Le pape au Proche-Orient: Entre craintes d’une récupération et l’espoir de «gestes forts»
08 mai 2009
Jérusalem - La visite du pape au Proche-Orient suscite de nombreuses craintes de «récupération» politique d’Israël,
estime Jean-Michel Poffet. Mais le dominicain suisse est prêt à se «laisser surprendre», attendant des «gestes forts» de Benoît XVI en faveur
de la «Justice». Même si la première partie du voyage papal, en Jordanie, devrait permettre d’évoquer le dialogue avec l’islam, «pour beaucoup, c’est
Israël qui est au premier plan», affirme l’ancien directeur de l’Ecole biblique et archéologique française de Jérusalem, interrogé à la veille de l’arrivée du pape en Terre
Sainte.
Et d’évoquer les craintes -notamment chez les Palestiniens- de «récupération» de cette visite par l’Etat hébreu, dont l’image s’est
sérieusement dégradée à la suite des guerres au Liban et à Gaza, et de la persistance du conflit israélo-palestinien. “Ce pays est en quête
permanente de reconnaissance. Les Juifs ont sans cesse besoin d’être rassurés face aux remises en cause de leur présence ici», affirme-t-il. Dans ce contexte, «une telle visite pontificale honore Israël. Le pape sera-t-il assez libre dans ces conditions pour parler non seulement de paix, mais aussi de justice?»,
s’interroge M.Poffet. “D’un autre côté, je crois qu’il faut laisser un peu de place pour se laisser surprendre», nuance-t-il aussitôt.
«C’est précisément parce que la situation est difficile qu’il y a de la place pour l’espérance». “On ne peut que souhaiter qu’il y ait (de la part de
Benoît XVI) des gestes, des paroles fortes… Le pape vient appeler à la réconciliation et à la paix. Comment ne pas y croire, au moins un peu!», lance-t-il.
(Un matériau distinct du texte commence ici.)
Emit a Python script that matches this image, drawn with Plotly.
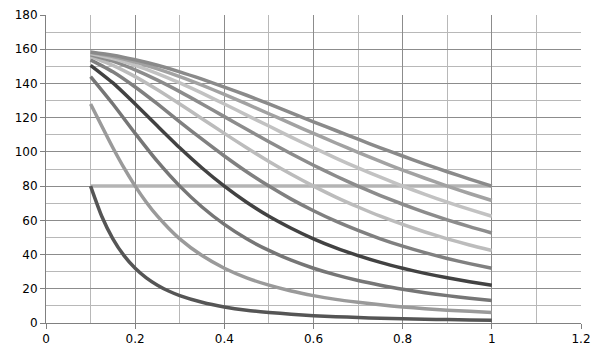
import plotly.graph_objects as go

x_vals = [0.10, 0.15, 0.20, 0.25, 0.30, 0.35, 0.40, 0.45, 0.50, 0.55,
          0.60, 0.65, 0.70, 0.75, 0.80, 0.85, 0.90, 0.95, 1.00]
x_fast = [0.100, 0.125, 0.150, 0.175, 0.200, 0.225, 0.250, 0.275, 0.30, 0.35,
          0.40, 0.45, 0.50, 0.55, 0.60, 0.65, 0.70, 0.75, 0.80, 0.85, 0.90, 0.95, 1.00]

flat = [80] * 19

s01 = [80, 62.4, 49.2, 39.4, 32, 26.4, 22.1, 18.7, 16, 12.1, 9.4, 7.5, 6.2, 5.1, 4.3, 3.7, 3.2, 2.8, 2.5, 2.2, 2.0, 1.8, 1.6]
s02 = [128, 115.1, 102.4, 90.6, 80, 70.6, 62.4, 55.4, 49.2, 39.4, 32, 26.4, 22.1, 18.7, 16, 13.8, 12.1, 10.6, 9.4, 8.4, 7.5, 6.8, 6.2]
s03 = [144, 128, 110.8, 94.4, 80, 67.8, 57.6, 49.2, 42.4, 36.7, 32, 28.1, 24.8, 22.1, 19.7, 17.7, 16, 14.5, 13.2]
s04 = [150.6, 140.3, 128, 115.1, 102.4, 90.6, 80, 70.6, 62.4, 55.4, 49.2, 43.9, 39.4, 35.4, 32, 29.0, 26.4, 24.1, 22.1]
s05 = [153.8, 146.8, 137.9, 128, 117.6, 107.4, 97.6, 88.4, 80, 72.4, 65.6, 59.5, 54.1, 49.2, 44.9, 41.1, 37.7, 34.7, 32]
s06 = [155.7, 150.6, 144, 136.3, 128, 119.4, 110.8, 102.4, 94.4, 86.9, 80, 73.6, 67.8, 62.4, 57.6, 53.2, 49.2, 45.6, 42.4]
s07 = [156.8, 153.0, 147.9, 141.9, 135.2, 128, 120.6, 113.2, 105.9, 98.9, 92.2, 85.9, 80, 74.5, 69.4, 64.7, 60.3, 56.3, 52.6]
s08 = [157.5, 154.6, 150.6, 145.8, 140.3, 134.3, 128, 121.5, 115.1, 108.6, 102.4, 96.4, 90.6, 85.2, 80, 75.2, 70.6, 66.4, 62.4]
s09 = [158.0, 155.7, 152.5, 148.5, 144, 139.0, 133.6, 128, 122.3, 116.5, 110.8, 105.2, 99.7, 94.4, 89.4, 84.6, 80, 75.7, 71.6]
s10 = [158.4, 156.5, 153.8, 150.6, 146.8, 142.5, 137.9, 133.1, 128, 122.8, 117.6, 112.5, 107.4, 102.4, 97.6, 92.9, 88.4, 84.1, 80]

series = [
    ("flat", x_vals, flat, "#b4b4b4"),
    ("s01", x_fast, s01, "#555555"),
    ("s02", x_fast, s02, "#9a9a9a"),
    ("s03", x_vals, s03, "#767676"),
    ("s04", x_vals, s04, "#424242"),
    ("s05", x_vals, s05, "#808080"),
    ("s06", x_vals, s06, "#bcbcbc"),
    ("s07", x_vals, s07, "#8c8c8c"),
    ("s08", x_vals, s08, "#c2c2c2"),
    ("s09", x_vals, s09, "#a2a2a2"),
    ("s10", x_vals, s10, "#8a8a8a"),
]

x_ticks = [0, 0.2, 0.4, 0.6, 0.8, 1, 1.2]
x_tick_text = ["0", "0.2", "0.4", "0.6", "0.8", "1", "1.2"]
y_ticks = [0, 20, 40, 60, 80, 100, 120, 140, 160, 180]

fig = go.Figure()
for name, xs, ys, col in series:
    fig.add_trace(go.Scatter(
        x=xs, y=ys, mode="lines", name=name,
        line=dict(color=col, width=3.5, shape="spline", smoothing=0.6),
        showlegend=False, hoverinfo="skip"))

# page body has an 8px default margin, so margins are offset to place the plot area
fig.update_layout(
    width=603, height=355,
    margin=dict(l=38, r=30, t=7, b=40, autoexpand=False),
    paper_bgcolor="white", plot_bgcolor="white",
    font=dict(family="DejaVu Sans", size=12, color="black"),
    showlegend=False,
)
fig.update_xaxes(
    range=[0, 1.2], tickvals=x_ticks, ticktext=x_tick_text,
    automargin=False,
    showgrid=True, gridcolor="#8c8c8c", gridwidth=1,
    minor=dict(dtick=0.1, showgrid=True, gridcolor="#b8b8b8", gridwidth=1),
    showline=True, linecolor="#808080", linewidth=1,
    ticks="outside", ticklen=5, tickcolor="#808080",
    tickfont=dict(color="black"),
    zeroline=False, mirror=False,
)
fig.update_yaxes(
    range=[0, 180], tickvals=y_ticks,
    automargin=False,
    showgrid=True, gridcolor="#8c8c8c", gridwidth=1,
    minor=dict(dtick=10, showgrid=True, gridcolor="#b8b8b8", gridwidth=1),
    showline=True, linecolor="#808080", linewidth=1,
    ticks="outside", ticklen=5, tickcolor="#808080",
    tickfont=dict(color="black"),
    zeroline=False,
)

fig.write_html("out.html")
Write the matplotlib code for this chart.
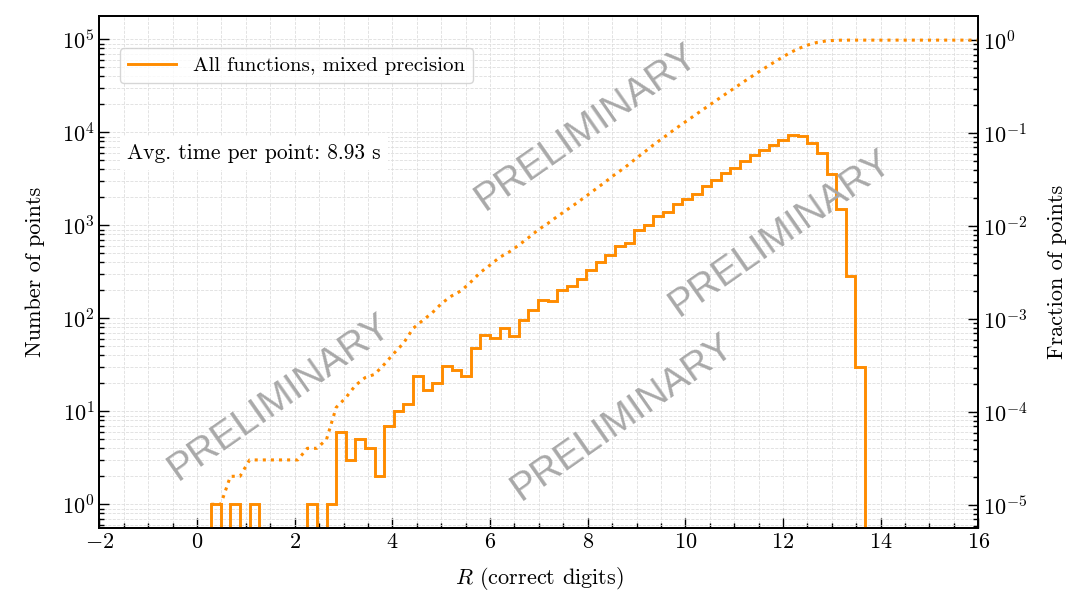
import numpy as np
import matplotlib
matplotlib.use("Agg")
import matplotlib.pyplot as plt
from matplotlib.ticker import MultipleLocator

# ================= DATA =================

# histogram of correct digits R, 68 equal bins between the smallest and largest R
R_MIN = 0.29
R_MAX = 13.68
counts = [
    1, 0, 1, 0, 1, 0, 0, 0, 0, 0,
    1, 0, 1, 6, 3, 5, 4, 2, 7, 10,
    12, 24, 17, 20, 31, 28, 24, 48, 66, 62,
    79, 65, 96, 123, 157, 153, 201, 222, 265, 328,
    400, 478, 593, 640, 888, 1020, 1270, 1380, 1680, 1930,
    2200, 2640, 3060, 3630, 4190, 4900, 5720, 6470, 7350, 8220,
    9300, 9150, 7690, 6000, 3610, 1518, 285, 30,
]
label = "All functions, mixed precision"
avg_time = "Avg. time per point: 8.93 s"
watermark = "PRELIMINARY"

ORANGE = "darkorange"

plt.rcParams["font.family"] = "serif"
plt.rcParams["font.serif"] = ["cmr10"]
plt.rcParams["mathtext.fontset"] = "cm"
plt.rcParams["axes.formatter.use_mathtext"] = True
plt.rcParams["axes.linewidth"] = 1.3

counts = np.array(counts, dtype=float)
edges = np.linspace(R_MIN, R_MAX, len(counts) + 1)
total = counts.sum()

# cumulative fraction, drawn at the left bin edges and carried to the x-limit
cum_x = np.append(edges[:-1], 16.0)
cum_y = np.append(np.cumsum(counts) / total, 1.0)

YLO, YHI = 0.56, 1.8e5

# ================= DRAW =================

fig = plt.figure(figsize=(10.67, 5.90), dpi=100)
ax = fig.add_axes([0.0931, 0.1056, 0.8238, 0.8678])

ax.stairs(counts, edges, color=ORANGE, lw=2.1, label=label, zorder=3)

ax.set_yscale("log")
ax.set_xlim(-2, 16)
ax.set_ylim(YLO, YHI)
ax.xaxis.set_major_locator(MultipleLocator(2))
ax.xaxis.set_minor_locator(MultipleLocator(0.5))
ax.grid(which="both", color="#dedede", ls="--", lw=0.6)
ax.set_axisbelow(True)

ax.tick_params(which="both", direction="in", top=False, right=False,
               labelsize=16, width=1.0)
ax.tick_params(which="major", length=7)
ax.tick_params(which="minor", length=3.5)

ax.set_xlabel("$R$ (correct digits)", fontsize=16, labelpad=9)
ax.set_ylabel("Number of points", fontsize=16, labelpad=12)

ax.legend(loc="upper left", bbox_to_anchor=(0.0236, 0.937), borderaxespad=0,
          fontsize=15, handlelength=2.3, framealpha=0.8, edgecolor="0.8")

ax.text(0.0315, 0.732, avg_time, transform=ax.transAxes, fontsize=15.5,
        va="center", ha="left",
        bbox=dict(facecolor="white", edgecolor="none", pad=5))

ax2 = ax.twinx()
ax2.plot(cum_x, cum_y, ls=":", color=ORANGE, lw=2.2)
ax2.set_yscale("log")
ax2.set_ylim(YLO / total, YHI / total)
ax2.tick_params(which="both", direction="in", labelsize=16, width=1.0)
ax2.tick_params(which="major", length=7)
ax2.tick_params(which="minor", length=3.5)
ax2.set_ylabel("Fraction of points", fontsize=16, labelpad=14)

# watermarks
for cx, cy in [(587, 127), (280, 397), (781, 233), (623, 417)]:
    fig.text(cx / 1067, 1 - cy / 590, watermark, rotation=35, fontsize=28,
             family="Liberation Sans", color="#a9a9a9",
             ha="center", va="center", zorder=5)

plt.savefig("out.png", dpi=100)
plt.close()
Le bibliste suisse, qui se
dit «partagé» par cette visite, souligne par ailleurs «la tension entre l’aspect politique de ce voyage
qui inspire surtout les médias et son aspect religieux auquel le pape tient beaucoup». Mais, pour Rome, «il y a un autre enjeu en arrière-plan:
consolider la présence des communautés chrétiennes qui sont très fragiles… Notamment les chrétiens d’Israël, pour qui se pose encore la question du statut juridique et fiscal de leurs
institutions», ajoute-t-il. Israël et le Vatican ont annoncé la semaine dernière avoir enregistré des «progrès significatifs» dans
leurs négociations sur ces dossiers. De nouvelles discussions sont prévues le 10 décembre au Vatican, ont indiqué les deux parties, décidées à «accélérer
les discussions en vue de conclure un accord le plus rapidement possible». Reste que les chrétiens de Terre Sainte «ont le sentiment que ce
n’est pas eux qu’on vient voir», conclut Jean-Michel Poffet.